Required task | Repeat the data that follows, word for word, without the images.

Collected material |
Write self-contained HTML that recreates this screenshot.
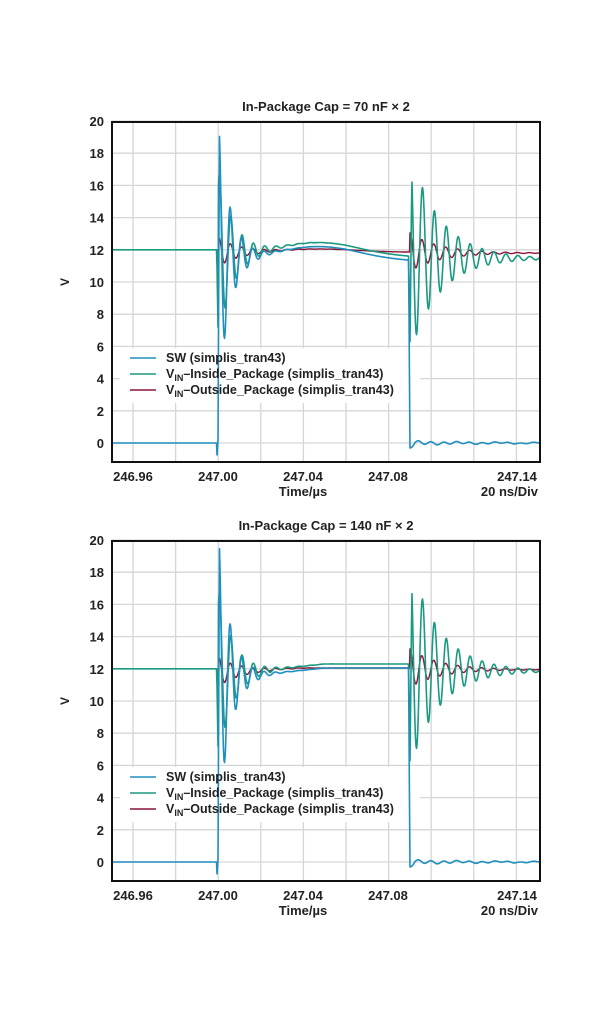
<!DOCTYPE html>
<html><head><meta charset="utf-8">
<style>
body{margin:0;background:#fff;width:600px;height:1021px;overflow:hidden;font-family:"Liberation Sans",sans-serif;}
svg text{font-family:"Liberation Sans",sans-serif;font-weight:bold;fill:#222;}
</style></head>
<body>
<svg id="s" width="600" height="1021" xmlns="http://www.w3.org/2000/svg"></svg>
<script>
const S=document.getElementById('s');
let h='';
function P(pts,col,w){return '<polyline fill="none" stroke="'+col+'" stroke-width="'+w+'" stroke-linejoin="round" points="'+pts.map(p=>p[0].toFixed(1)+','+p[1].toFixed(1)).join(' ')+'"/>';}
function plot(oy,title,k){
 const L=112,R=540,T=122+oy,B=462+oy;
 const X=t=>218+t*2.13, Y=v=>443+oy-v*16.1;
 h+='<text x="326" y="'+(111+oy)+'" font-size="13" text-anchor="middle">'+title+'</text>';
 for(let i=0;i<10;i++){const x=133+i*42.6;h+='<line x1="'+x+'" y1="'+T+'" x2="'+x+'" y2="'+B+'" stroke="#d6d6d6" stroke-width="1.3"/>';}
 for(let v=0;v<=20;v+=2){const y=Y(v);h+='<line x1="'+L+'" y1="'+y+'" x2="'+R+'" y2="'+y+'" stroke="#d6d6d6" stroke-width="1.3"/>';
  h+='<text x="104" y="'+(y+5)+'" font-size="13" text-anchor="end">'+v+'</text>';}
 h+='<rect x="120" y="'+(348+oy)+'" width="300" height="55" fill="#fff"/>';
 h+='<text transform="translate(69,'+(282+oy)+') rotate(-90)" font-size="12" text-anchor="middle">V</text>';
 const labs=[[133,'246.96'],[218,'247.00'],[303,'247.04'],[388,'247.08'],[517,'247.14']];
 labs.forEach(l=>h+='<text x="'+l[0]+'" y="'+(481+oy)+'" font-size="13" text-anchor="middle">'+l[1]+'</text>');
 h+='<text x="303" y="'+(496+oy)+'" font-size="13" text-anchor="middle">Time/µs</text>';
 h+='<text x="538" y="'+(496+oy)+'" font-size="13" text-anchor="end">20 ns/Div</text>';
 const sw=[],gi=[],ro=[];
 const t1=89.5;
 function base(t){
  if(k==0){return 11.6+0.7*Math.exp(-Math.pow((t-47)/25,2)) - (t>60?(t-60)*0.006:0);}
  return 11.6+0.55*Math.min(1,Math.max(0,(t-10)/40));
 }
 function redb(t){
  if(k==0)return 11.85+0.2*Math.exp(-Math.pow((t-47)/25,2));
  return 11.8+0.25*Math.min(1,Math.max(0,t/40));
 }
 for(let x=L;x<=R;x+=0.5){
  const t=(x-218)/2.13;let s,g,r;
  if(t<-0.6){s=0;g=12;r=12;}
  else if(t<t1){
   const tt=t+0.6;const bb=base(t);
   if(tt<0.8){s=-1+tt*2;g=12-tt*8;r=12-tt*1.2;}
   else{
    const ph=2*Math.PI*(tt-0.8)/5.3;
    const a1=(k==0?8.5:9)*Math.exp(-(tt-0.8)/5.5);
    s=bb-0.1+a1*Math.cos(ph-0.35);
    const a2=4.1*Math.exp(-(tt-0.8)/7);
    g=bb+0.15+a2*Math.sin(ph+0.9)*1.3;
    const a3=0.9*Math.exp(-(tt-0.8)/10);
    r=redb(t)+a3*Math.sin(ph+1.2);
    if(tt<2){s=Math.min(s,bb-6+(tt-0.8)*30);}
   }
  } else {
   const tt=t-t1;
   const rb=redb(t1);
   if(tt<0.6){s=11.4-tt*19;g=base(t1)+0.15-tt*9;r=rb;}
   else{
    s=-0.12*Math.exp(-tt/40)*Math.sin(2*Math.PI*tt/6)+0.03*Math.sin(tt/3);
    if(tt<3)s-=0.25*(3-tt)/2.4;
    const ph=2*Math.PI*(tt-0.6)/5.6;
    const fin=(k==0?11.45:11.85);
    const a=(k==0?6.3:6.4)*Math.exp(-(tt-0.6)/14);
    g=fin+0.4*Math.exp(-tt/20)+a*Math.sin(ph+1.2);
    if(tt<1.6)g=Math.min(g,5.8+(tt-0.6)*12);
    const a3=1.2*Math.exp(-(tt-0.6)/14);
    const rf=(k==0?11.8:11.95);
    r=rf+(rb-rf)*Math.exp(-tt/15)+a3*Math.sin(ph+1.5);
   }
  }
  if(t>t1-0.6&&t<t1){s=base(t1)-0.1;}
  sw.push([x,Y(s)]);gi.push([x,Y(g)]);ro.push([x,Y(r)]);
 }
 h+=P(ro,'#8a1538',1.4);
 h+=P(gi,'#1a9a80',1.6);
 h+=P(sw,'#1f8fc0',1.6);
 h+='<rect x="'+L+'" y="'+T+'" width="'+(R-L)+'" height="'+(B-T)+'" fill="none" stroke="#111" stroke-width="2"/>';
 const ly=[362,378,394].map(v=>v+oy);
 const lc=['#1f8fc0','#1a9a80','#8a1538'];
 for(let i=0;i<3;i++)h+='<line x1="130" y1="'+(ly[i]-4)+'" x2="156" y2="'+(ly[i]-4)+'" stroke="'+lc[i]+'" stroke-width="1.6"/>';
 h+='<text x="166" y="'+ly[0]+'" font-size="12.5">SW (simplis_tran43)</text>';
 h+='<text x="166" y="'+ly[1]+'" font-size="12.5">V<tspan font-size="9" dy="3">IN</tspan><tspan dy="-3">–Inside_Package (simplis_tran43)</tspan></text>';
 h+='<text x="166" y="'+ly[2]+'" font-size="12.5">V<tspan font-size="9" dy="3">IN</tspan><tspan dy="-3">–Outside_Package (simplis_tran43)</tspan></text>';
}
plot(0,'In-Package Cap = 70 nF × 2',0);
plot(419,'In-Package Cap = 140 nF × 2',1);
S.innerHTML=h;
</script>
</body></html>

Solution for this problem |
Write self-contained HTML that recreates this screenshot.
<!DOCTYPE html>
<html><head><meta charset="utf-8">
<style>
body{margin:0;background:#fff;width:600px;height:1021px;overflow:hidden;font-family:"Liberation Sans",sans-serif;}
svg text{font-family:"Liberation Sans",sans-serif;font-weight:bold;fill:#222;}
</style></head>
<body>
<svg id="s" width="600" height="1021" xmlns="http://www.w3.org/2000/svg"></svg>
<script>
const S=document.getElementById('s');
let h='';
function P(pts,col,w){return '<polyline fill="none" stroke="'+col+'" stroke-width="'+w+'" stroke-linejoin="round" points="'+pts.map(p=>p[0].toFixed(1)+','+p[1].toFixed(1)).join(' ')+'"/>';}
function plot(oy,title,k){
 const L=112,R=540,T=122+oy,B=462+oy;
 const X=t=>218+t*2.13, Y=v=>443+oy-v*16.1;
 h+='<text x="326" y="'+(111+oy)+'" font-size="13" text-anchor="middle">'+title+'</text>';
 for(let i=0;i<10;i++){const x=133+i*42.6;h+='<line x1="'+x+'" y1="'+T+'" x2="'+x+'" y2="'+B+'" stroke="#d6d6d6" stroke-width="1.3"/>';}
 for(let v=0;v<=20;v+=2){const y=Y(v);h+='<line x1="'+L+'" y1="'+y+'" x2="'+R+'" y2="'+y+'" stroke="#d6d6d6" stroke-width="1.3"/>';
  h+='<text x="104" y="'+(y+5)+'" font-size="13" text-anchor="end">'+v+'</text>';}
 h+='<rect x="120" y="'+(348+oy)+'" width="300" height="55" fill="#fff"/>';
 h+='<text transform="translate(69,'+(282+oy)+') rotate(-90)" font-size="12" text-anchor="middle">V</text>';
 const labs=[[133,'246.96'],[218,'247.00'],[303,'247.04'],[388,'247.08'],[517,'247.14']];
 labs.forEach(l=>h+='<text x="'+l[0]+'" y="'+(481+oy)+'" font-size="13" text-anchor="middle">'+l[1]+'</text>');
 h+='<text x="303" y="'+(496+oy)+'" font-size="13" text-anchor="middle">Time/µs</text>';
 h+='<text x="538" y="'+(496+oy)+'" font-size="13" text-anchor="end">20 ns/Div</text>';
 const sw=[],gi=[],ro=[];
 const t1=89.5;
 function base(t){
  if(k==0){return 11.6+0.7*Math.exp(-Math.pow((t-47)/25,2)) - (t>60?(t-60)*0.006:0);}
  return 11.6+0.55*Math.min(1,Math.max(0,(t-10)/40));
 }
 function redb(t){
  if(k==0)return 11.85+0.2*Math.exp(-Math.pow((t-47)/25,2));
  return 11.8+0.25*Math.min(1,Math.max(0,t/40));
 }
 for(let x=L;x<=R;x+=0.5){
  const t=(x-218)/2.13;let s,g,r;
  if(t<-0.6){s=0;g=12;r=12;}
  else if(t<t1){
   const tt=t+0.6;const bb=base(t);
   if(tt<0.8){s=-1+tt*2;g=12-tt*8;r=12-tt*1.2;}
   else{
    const ph=2*Math.PI*(tt-0.8)/5.3;
    const a1=(k==0?8.5:9)*Math.exp(-(tt-0.8)/5.5);
    s=bb-0.1+a1*Math.cos(ph-0.35);
    const a2=4.1*Math.exp(-(tt-0.8)/7);
    g=bb+0.15+a2*Math.sin(ph+0.9)*1.3;
    const a3=0.9*Math.exp(-(tt-0.8)/10);
    r=redb(t)+a3*Math.sin(ph+1.2);
    if(tt<2){s=Math.min(s,bb-6+(tt-0.8)*30);}
   }
  } else {
   const tt=t-t1;
   const rb=redb(t1);
   if(tt<0.6){s=11.4-tt*19;g=base(t1)+0.15-tt*9;r=rb;}
   else{
    s=-0.12*Math.exp(-tt/40)*Math.sin(2*Math.PI*tt/6)+0.03*Math.sin(tt/3);
    if(tt<3)s-=0.25*(3-tt)/2.4;
    const ph=2*Math.PI*(tt-0.6)/5.6;
    const fin=(k==0?11.45:11.85);
    const a=(k==0?6.3:6.4)*Math.exp(-(tt-0.6)/14);
    g=fin+0.4*Math.exp(-tt/20)+a*Math.sin(ph+1.2);
    if(tt<1.6)g=Math.min(g,5.8+(tt-0.6)*12);
    const a3=1.2*Math.exp(-(tt-0.6)/14);
    const rf=(k==0?11.8:11.95);
    r=rf+(rb-rf)*Math.exp(-tt/15)+a3*Math.sin(ph+1.5);
   }
  }
  if(t>t1-0.6&&t<t1){s=base(t1)-0.1;}
  sw.push([x,Y(s)]);gi.push([x,Y(g)]);ro.push([x,Y(r)]);
 }
 h+=P(ro,'#8a1538',1.4);
 h+=P(gi,'#1a9a80',1.6);
 h+=P(sw,'#1f8fc0',1.6);
 h+='<rect x="'+L+'" y="'+T+'" width="'+(R-L)+'" height="'+(B-T)+'" fill="none" stroke="#111" stroke-width="2"/>';
 const ly=[362,378,394].map(v=>v+oy);
 const lc=['#1f8fc0','#1a9a80','#8a1538'];
 for(let i=0;i<3;i++)h+='<line x1="130" y1="'+(ly[i]-4)+'" x2="156" y2="'+(ly[i]-4)+'" stroke="'+lc[i]+'" stroke-width="1.6"/>';
 h+='<text x="166" y="'+ly[0]+'" font-size="12.5">SW (simplis_tran43)</text>';
 h+='<text x="166" y="'+ly[1]+'" font-size="12.5">V<tspan font-size="9" dy="3">IN</tspan><tspan dy="-3">–Inside_Package (simplis_tran43)</tspan></text>';
 h+='<text x="166" y="'+ly[2]+'" font-size="12.5">V<tspan font-size="9" dy="3">IN</tspan><tspan dy="-3">–Outside_Package (simplis_tran43)</tspan></text>';
}
plot(0,'In-Package Cap = 70 nF × 2',0);
plot(419,'In-Package Cap = 140 nF × 2',1);
S.innerHTML=h;
</script>
</body></html>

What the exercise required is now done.